The moshav is located in a valley called "Mansi Valley", part of the larger Jezreel Valley, near Manasseh Park and is surrounded by green hills of the Plain of Manasseh. It is at an attitude of 128 meters above sea level, 7 km south-east of Yokneam Illit. The moshav lies on Highway 66, which is connected to Highway 65 through nearby Megiddo Junction, connecting the moshav to Haifa and Afula.

==History==
In 1951, a Ma'abara was built named "Ma'abarat Mansi" and was populated by Jewish immigrants from Yemen. The origins of the families who arrived can be traced in twelve villages and towns in Yemen's central and southwestern regions, with the large majority from five villages south of Yemen's capital Sana'a. Midrakh Oz was built on land near the former depopulated Palestinian villages of Al-Mansi and Al-Ghubayya al-Tahta.

A year later the Ma'abara was dismantled and on 12 December 1952 Moshav was established, first named "Mansi" and later renamed to "Midrakh Oz".

Between 2000 and 2008 Israel had its milk reform and 13,000,000 NIS were invested in the moshav (around 5,000 NIS per cow), about half was provided by the locals.

An expansion of the moshav was built on one of the nearby hills called Khirbat el Khishash, at the foot of the Menashe Heights overlooking the Jezreel Valley and the first stage was completed in 2008 with 83 residential units.

==Economy==
All of Midrakh Oz's food productions are members of a local agricultural association called "Oz Dganim". All members pay member's fee and take full responsibility for running the foods center.

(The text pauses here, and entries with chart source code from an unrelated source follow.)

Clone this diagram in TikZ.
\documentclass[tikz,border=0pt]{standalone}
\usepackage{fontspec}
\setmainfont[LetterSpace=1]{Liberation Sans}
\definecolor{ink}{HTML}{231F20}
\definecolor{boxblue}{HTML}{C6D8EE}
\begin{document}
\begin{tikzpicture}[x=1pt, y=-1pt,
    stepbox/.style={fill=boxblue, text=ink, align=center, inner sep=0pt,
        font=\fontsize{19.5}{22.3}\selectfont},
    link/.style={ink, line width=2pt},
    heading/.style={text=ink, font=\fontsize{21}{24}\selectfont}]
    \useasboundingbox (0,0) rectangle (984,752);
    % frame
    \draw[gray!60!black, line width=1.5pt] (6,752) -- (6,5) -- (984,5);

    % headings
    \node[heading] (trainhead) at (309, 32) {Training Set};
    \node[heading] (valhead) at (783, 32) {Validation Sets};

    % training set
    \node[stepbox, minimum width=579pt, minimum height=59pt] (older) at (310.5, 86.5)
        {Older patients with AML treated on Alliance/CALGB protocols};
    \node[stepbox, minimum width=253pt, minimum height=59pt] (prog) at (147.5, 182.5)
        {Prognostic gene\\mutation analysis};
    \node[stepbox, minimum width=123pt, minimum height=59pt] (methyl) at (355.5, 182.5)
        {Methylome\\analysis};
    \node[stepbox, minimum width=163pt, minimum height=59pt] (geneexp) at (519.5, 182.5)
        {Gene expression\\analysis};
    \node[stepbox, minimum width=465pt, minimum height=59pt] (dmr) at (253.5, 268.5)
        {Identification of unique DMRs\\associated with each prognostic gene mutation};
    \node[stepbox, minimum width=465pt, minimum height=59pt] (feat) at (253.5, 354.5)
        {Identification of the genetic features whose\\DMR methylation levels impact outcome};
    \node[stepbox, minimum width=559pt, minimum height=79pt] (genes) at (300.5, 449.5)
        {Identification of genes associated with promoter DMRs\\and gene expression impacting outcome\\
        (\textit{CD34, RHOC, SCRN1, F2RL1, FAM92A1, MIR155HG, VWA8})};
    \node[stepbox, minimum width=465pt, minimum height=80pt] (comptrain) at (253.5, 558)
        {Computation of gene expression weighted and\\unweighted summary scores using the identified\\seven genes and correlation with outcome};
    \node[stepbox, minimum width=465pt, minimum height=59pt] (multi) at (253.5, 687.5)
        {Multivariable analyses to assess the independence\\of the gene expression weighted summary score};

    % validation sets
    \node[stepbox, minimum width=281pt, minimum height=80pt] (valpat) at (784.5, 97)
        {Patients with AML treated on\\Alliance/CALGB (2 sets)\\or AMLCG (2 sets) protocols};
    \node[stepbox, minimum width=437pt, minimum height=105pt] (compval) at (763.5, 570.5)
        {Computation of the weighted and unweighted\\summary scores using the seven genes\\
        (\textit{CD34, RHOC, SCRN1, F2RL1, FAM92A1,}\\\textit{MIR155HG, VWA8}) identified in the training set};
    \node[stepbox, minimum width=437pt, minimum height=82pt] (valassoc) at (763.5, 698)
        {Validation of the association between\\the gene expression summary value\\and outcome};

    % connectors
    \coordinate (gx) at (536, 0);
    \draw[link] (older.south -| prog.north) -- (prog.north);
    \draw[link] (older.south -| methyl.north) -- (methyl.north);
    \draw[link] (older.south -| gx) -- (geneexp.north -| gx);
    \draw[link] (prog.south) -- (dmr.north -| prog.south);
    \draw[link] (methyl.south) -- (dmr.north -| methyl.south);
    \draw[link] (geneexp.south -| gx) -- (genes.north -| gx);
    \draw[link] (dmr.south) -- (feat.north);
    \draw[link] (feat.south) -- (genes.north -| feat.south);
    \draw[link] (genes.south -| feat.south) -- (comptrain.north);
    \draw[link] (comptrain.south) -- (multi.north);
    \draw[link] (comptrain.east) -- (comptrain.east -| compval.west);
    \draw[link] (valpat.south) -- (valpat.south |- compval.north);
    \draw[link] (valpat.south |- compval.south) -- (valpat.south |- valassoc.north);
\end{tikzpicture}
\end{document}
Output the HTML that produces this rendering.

Midrakh Oz's dairy farming is considered one of the prominent in Israel, with an annual production of 13.5 million litres of milk. Until the 90s there were 48 milk producers in 46 dairies and after Israel's milk reform, 31 milk producers were left in 26 dairies. Prior to the reform, the dairy farming caused pollution inside the moshav and each cow received on average only 5 m2. The reform improved the environmental condition and each cow received 18 m2 on average. Today most of the work is done by foreign workers.